“I don’t think there’s any artist of any value who doesn’t doubt what they’re doing.”
– Francis Ford Coppola
American filmmaker Francis Ford Coppola is celebrated around the world for his masterpieces such as Apocalypse Now and The Godfather series. He is the recipient of numerous accolades including five Academy Awards and the Palme d’Or, making Coppola one of only eight filmmakers to have won that award twice. Coppola also received the Irving G. Thalberg Memorial Award for a body of work which reflects “a consistently high quality of motion picture production.”
In an interview, Coppola said, “Film is an illusion. The audience just sees a lot of shadows on the screen. The emotion is in the audience. The trick is giving them something that unleashes that and suddenly they endow the images with their emotion. My theory is, when people say a movie is beautiful, I don’t think it can be unless there is beauty in the audience.”

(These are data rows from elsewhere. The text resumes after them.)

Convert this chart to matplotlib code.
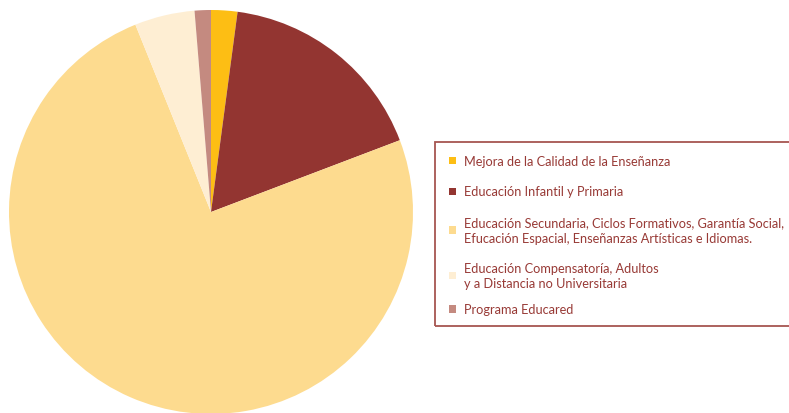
import matplotlib
import matplotlib.pyplot as plt
from matplotlib.patches import Rectangle

matplotlib.use("Agg")

# Share of budget per programme (percent)
labels = [
    "Mejora de la Calidad de la Enseñanza",
    "Educación Infantil y Primaria",
    "Educación Secundaria, Ciclos Formativos, Garantía Social,\nEfucación Espacial, Enseñanzas Artísticas e Idiomas.",
    "Educación Compensatoría, Adultos\ny a Distancia no Universitaria",
    "Programa Educared",
]
values = [2.1, 17.1, 74.6, 4.8, 1.3]
colors = ["#FDBE14", "#933531", "#FDDB8F", "#FEEED3", "#C48A80"]

W, H = 789, 414
text_color = "#983A36"
border_color = "#A65550"

fig = plt.figure(figsize=(W / 100, H / 100), dpi=100)
ax = fig.add_axes([0, 0, 1, 1])
ax.pie(values, colors=colors, startangle=90, counterclock=False,
       center=(211, H - 213), radius=202,
       wedgeprops=dict(linewidth=0))
ax.set_xlim(0, W)
ax.set_ylim(0, H)
ax.set_aspect("equal")
ax.axis("off")

# legend box, drawn by hand in pixel space
ax.add_patch(Rectangle((435, H - 326.5), 400, 184, fill=False,
                       edgecolor=border_color, linewidth=1.3, clip_on=True))

rows = [161.5, 192.5, 231, 276.5, 310]
for lab, col, y in zip(labels, colors, rows):
    ax.add_patch(Rectangle((449, H - y - 3.5), 7.5, 7.5, facecolor=col, edgecolor="none"))
    ax.text(464, H - y, lab, color=text_color, fontsize=9.2, family="Lato",
            va="center", ha="left", linespacing=1.35)

fig.savefig("out.png", dpi=100)
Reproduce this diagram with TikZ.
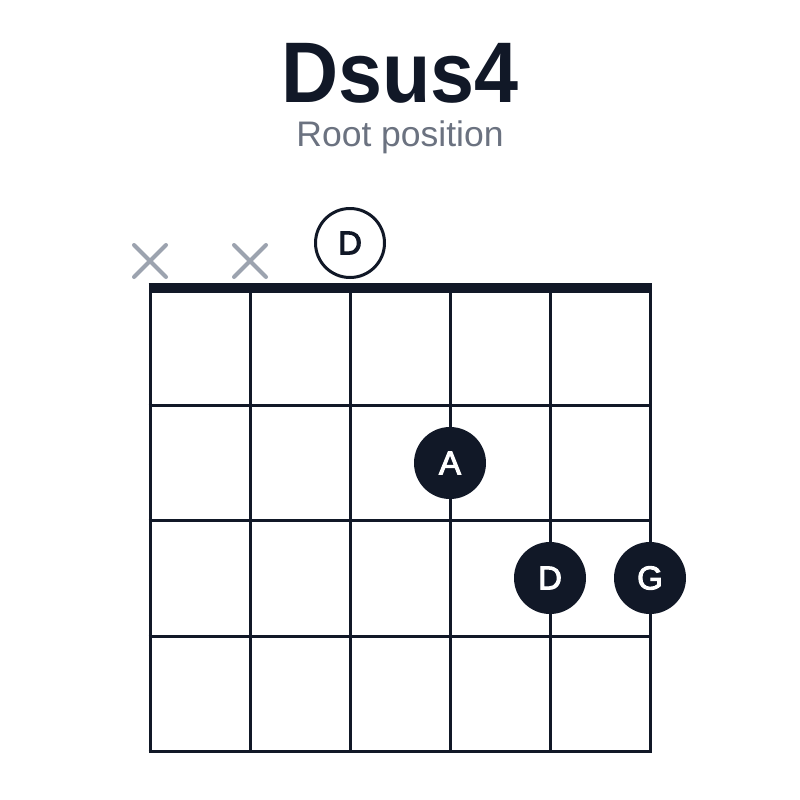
\documentclass[tikz,border=0pt]{standalone}
\usepackage{fontspec}
\setmainfont{Liberation Sans}
\newfontfamily\titlefont[FakeStretch=0.92]{Liberation Sans}
\newfontfamily\notefont[FakeBold=3]{Liberation Sans}
\definecolor{ink}{HTML}{111827}
\definecolor{subgray}{HTML}{6B7280}
\definecolor{xgray}{HTML}{9CA3AF}
\begin{document}
\begin{tikzpicture}[x=1pt,y=-1pt,
  gridline/.style={draw=ink,line width=3pt},
  nutline/.style={draw=ink,line width=10pt},
  mutemark/.style={draw=xgray,line width=4pt,line cap=round},
  fingerdot/.style={circle,fill=ink,minimum size=72pt,inner sep=0pt,text=white,font=\notefont\fontsize{33}{33}\selectfont},
  opendot/.style={circle,draw=ink,line width=3pt,fill=white,minimum size=69pt,inner sep=0pt,text=ink,font=\notefont\fontsize{33}{33}\selectfont}]
\useasboundingbox[fill=white] (0,0) rectangle (800,800);
% title
\node[font=\titlefont\fontsize{86}{86}\selectfont\bfseries,text=ink,anchor=base] (title) at (400,102) {Dsus4};
\node[font=\fontsize{35.5}{35.5}\selectfont,text=subgray,anchor=base] (subtitle) at (400,146) {Root position};
% strings
\foreach \x in {150,250,350,450,550,650} \draw[gridline] (\x,287) -- (\x,751);
% frets
\foreach \y in {405,520,636,751} \draw[gridline] (148.5,\y) -- (651.5,\y);
% nut
\draw[nutline] (148.5,287.5) -- (651.5,287.5);
% muted strings
\foreach \x in {150,250} {
  \draw[mutemark] (\x-16,245) -- (\x+16,277);
  \draw[mutemark] (\x-16,277) -- (\x+16,245);
}
% open string
\node[opendot] (open) at (350,243) {D};
% fingers
\node[fingerdot] (fa) at (450,463) {A};
\node[fingerdot] (fd) at (550,578) {D};
\node[fingerdot] (fg) at (650,578) {G};
\end{tikzpicture}
\end{document}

He added, “I want to make a film about the future. You know the Alfred, Lord Tennyson quote? ‘For I dipt into the future, far as human eye could see, saw the vision of the world, and all the wonder that would be…’ That’s the movie I want to make. It would be called Megalopolis. I’m 81 so I hope I have enough years to make it. I want to give the children of the world a vision of the future that is beautiful. That is positive. That is a heaven on Earth, because I really think we can have that.”
We take a look at Francis Ford Coppola’s amazing filmography as a tribute to one of the greatest filmmakers of his generation.
Francis Ford Coppola’s 15 best movies ranked:
15. The Godfather, Part III (1990)
A few days ago, the revised version of Coppola’s final addition to The Godfather was released and there are several reasons why. Fans of the series were dissatisfied with the film when it was released, criticising Sofia Coppola’s acting and the complicated plot. It builds on the legacy of its glorious predecessors but never manages to replicate the power of their respective artistic statements.
The filmmaker, recalled, “Some people liked them and some people didn’t. At that time, I didn’t know where to turn. I’d been through so many adventures and finally [former Paramount Studios boss] Frank Mancuso came to me and said ‘Would you make The Godfather Part III?’
“I thought about it and realised I could make a deal that would get us going again. I really started to feel that I owed it to my wife to make some money and put it away for her and to preserve her home and I chose to do it.”
14. One From The Heart (1982)
Set in Las Vegas, this 1982 musical is Coppola’s flawed attempt at interpreting cinematic romance. Even though the primary narrative falls apart, One From The Heart still holds up because of Vittorio Storaro’s and Ronald Víctor García’s visually stunning cinematography. It performed extremely poorly at the Box Office, with a total gross of $636,796, against a $26 million budget.
Coppola revealed, “One From the Heart left me with an enormous financial hole and I was able to retire that debt, rather than losing my home and all of my property, by making one film every year and paying off an enormous annual repayment to the bank. But even when I was in that mode, I always tried to find something to fall in love with.”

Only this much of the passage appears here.